In my database I have a computed column that contains a SHA1 hash of a column called URLString which holds URLs (e.g. “http://xxxx.com/index.html”).
I often need to query the table to find a specific URL based on the URLString column.
The table contains 100K’s and these queries take several seconds (using SQL Azure).
Since URLs can be quite long, I cannot create an index on this column (above 450 bytes).
To speed things up I want to calculate the equivalent of SQL Server hashbytes(‘SHA1’,[URLString]) from C# and query based on this value.
I tried the below code, but the value I get is different than the one calculated by the database.
var urlString = Encoding.ASCII.GetBytes(url.URLString); //UTF8 also fails
var sha1 = new SHA1CryptoServiceProvider();
byte[] hash = sha1.ComputeHash(urlString);
Am I missing something trivial here?
I’m open to other ideas that can solve the same problem (as long as they are supported by SQL Azure).

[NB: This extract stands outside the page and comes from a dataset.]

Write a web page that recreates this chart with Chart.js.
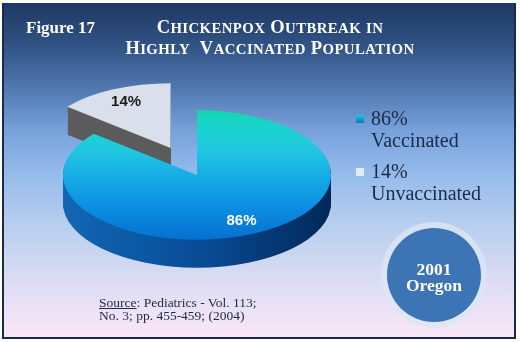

Example: in the database the automatically calculated SHA1 value of URL http://www.whatismyip.org/ is 0xAE66CA69A157186A511ED462153D7CA65F0C1BF7.
You’re likely getting bitten by character encoding differences:
http://weblogs.sqlteam.com/mladenp/archive/2009/04/28/Comparing-SQL-Server-HASHBYTES-function-and-.Net-hashing.aspx
You could try getting the bytes via
Encoding.ASCII.GetBytes(url)orEncoding.Unicode.GetBytes(url)and see which one your db is using.